For high quality audio the DAC master clock should have very low jitter. Unfortunately the traditional method, where the CD transport has the master clock, and then the DAC has to try to reassemble the clock from an SPDIF or AES EBU data stream is a very poor scheme, and is entirely responsible for the fiasco of multi kilobuck transports and digital cables.

If DAC had been designed with low jitter master clocks, and the transport was slaved to the DAC I think we could have been using $20 CD rom drives, and ZIP cord digital cables right from the start. Many companies have implemented proprietary mathods to allow their transports to be slaved to their DACs, but it has never really caught on.

It would appear to me that Dan Lavry's approach of using a RAM buffer and a low jitter oscillator in the DAC is the best engineering approach to solve the bad situation. With enough RAM it wouldn't matter whether data were to come in from a PC (via USB, or ethernet) or from a transport (via toslink, SPDIF, or AES EBU).

I've never heard his DACs, they also may be compromised in the implementation, I don't know, but I've found the whitepapers on his website extremely informative.

There are several papers about 1/3 way down this weblink.

http://www.lavryengineering.com/supportpage.html
Cics, what computer programs are available that would allow you to rip, upsample, and potentially word extend and dither redbook CDs ? It seems like an interesting direction to go in.
Drubin, to me the Altmann article just says that you have to minimize the sample clock jitter at the DAC chip. It doesn't infer that this is better done via a one-box, multi-box, or computer design.
"I guess If you destroy the original signal (say in a bad computer or a crappy DVD player) and then reconstruct it on the DAC, the result is not the same as if the signal is kept complete (as much as possible) from transport to DAC. "

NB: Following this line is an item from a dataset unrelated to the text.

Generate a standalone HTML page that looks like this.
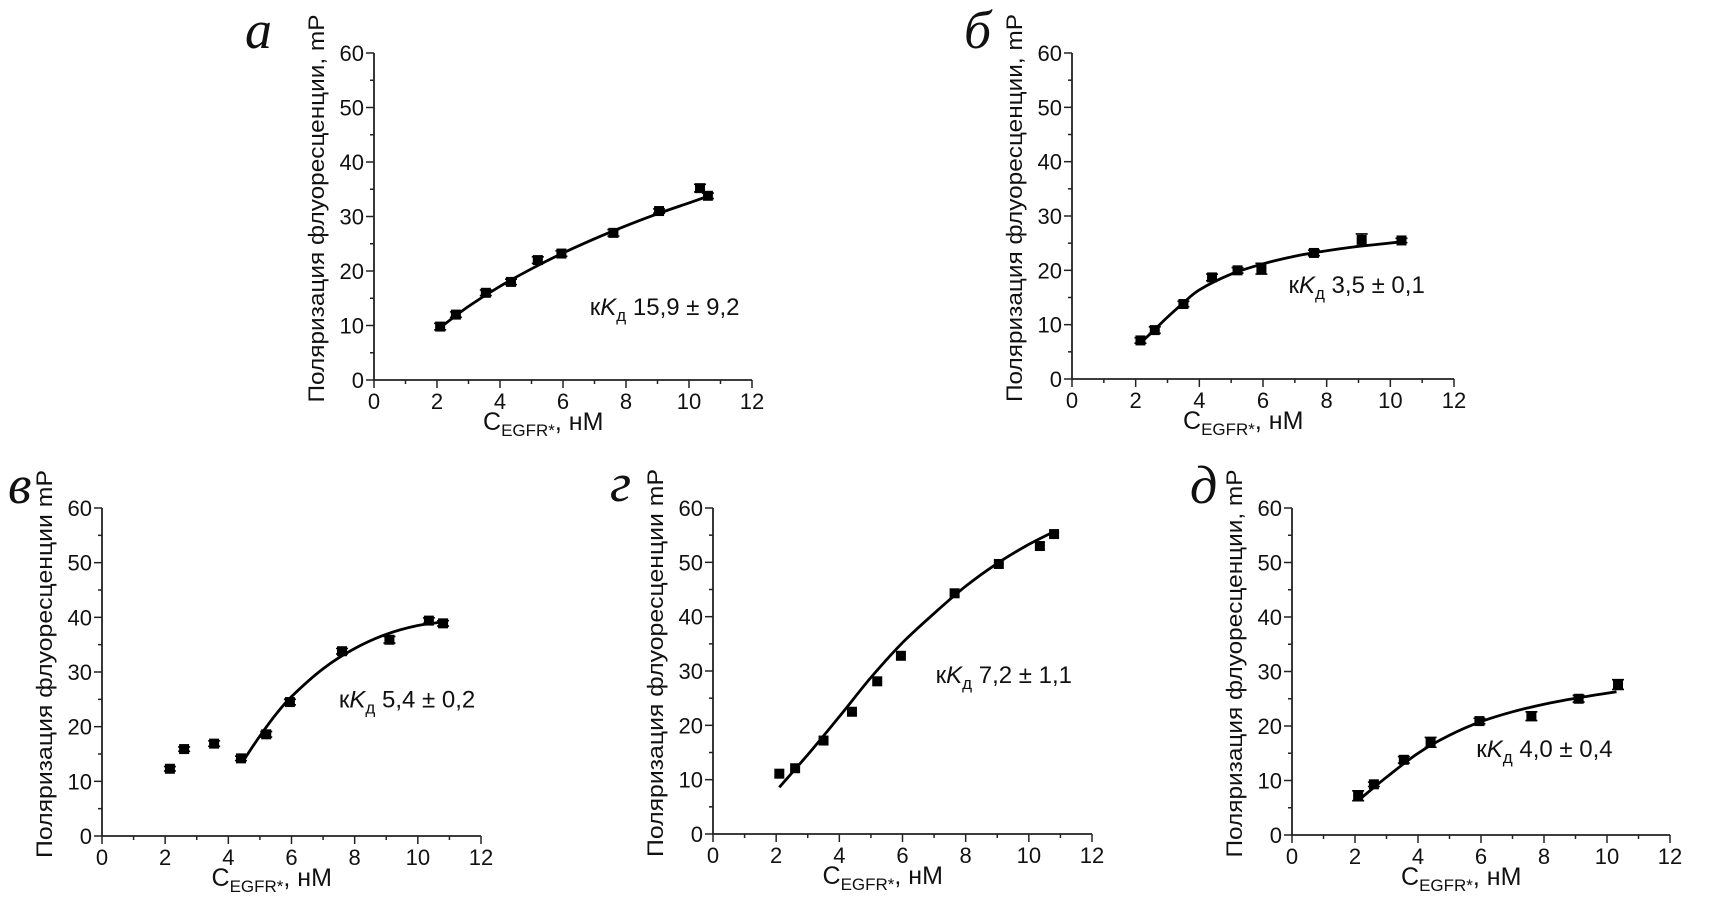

How are you destroying the signal ? The digital signal is nothing more than 1s, 0s and timing information. I'll bet that even the crappiest DVD player's digital output has 1s and 0s that EXACTLY match even the most expensive transport. The $20 DVD-ROM drive in my PC seems able to extract and install windows XP without a single bit error, and it can do this while reading the CD many times faster than an audio CD has to be read.

A computer is quite evidently capable of preserving the 1s and 0s, since it's able to install an operating system from a CD-ROM. The computer might have jitter and noise on the output, but it's not rocket science to buffer and reclock data, to completely remove the timing jitter from the computer.
The computer serves only to provide readable 1s and 0s, and evidently, despite their "noiseball" characteristics PCs are perfectly capable of reading 1s and 0s from CD roms, and hard-drives and streaming them over ethernet or USB without a single bit error. That's how you're reading this web site.

An external DAC can have its own power supply, and isolating any noise from the USB or ethernet inputs is not rocket science. Finally RAM based FIFO buffering and reclocking will feed the DAC a bit-perfect signal with noise removed and ultra-low jitter.

I understand that Alex produces respected machines, but I see no coherent engineering based arguments that refute any of what Steve (or I, or others) have said.
"So, for now, I guess this is the question: is the average computer really putting out an inferior signal to that of the transport section of a good CD transport?"

I think the key here is to define "inferior", and specifically "inferior in a way that would degrade the design of a competently designed reclocking DAC".
I think it's important to distinguish the different types of "computer audio".

The DAC might be on the sound card. I see this being a bad idea for reasons of noise.

It might stream SPDIF : this is also a bad idea for reasons of noise.

It might be streaming via USB. I can't see a problem with this so long as the DAC has a RAM buffer of sufficient size and a well designed oscillator and power supply.

It might be streaming via ethernet .... ditto USB.

Saying "computers can't stream digital" is an over-simplification.
"The main difference of the Flash memory would be avoiding a spinning mechanical device and the problems inherent to these..."

I bet FLASH players and hard-drive players (and some CD-ROM based players, like meridian) actually play back via RAM, since they need to buffer and format data prior to transmission.

All can work well, but FLASH is currently disproportionately expensive.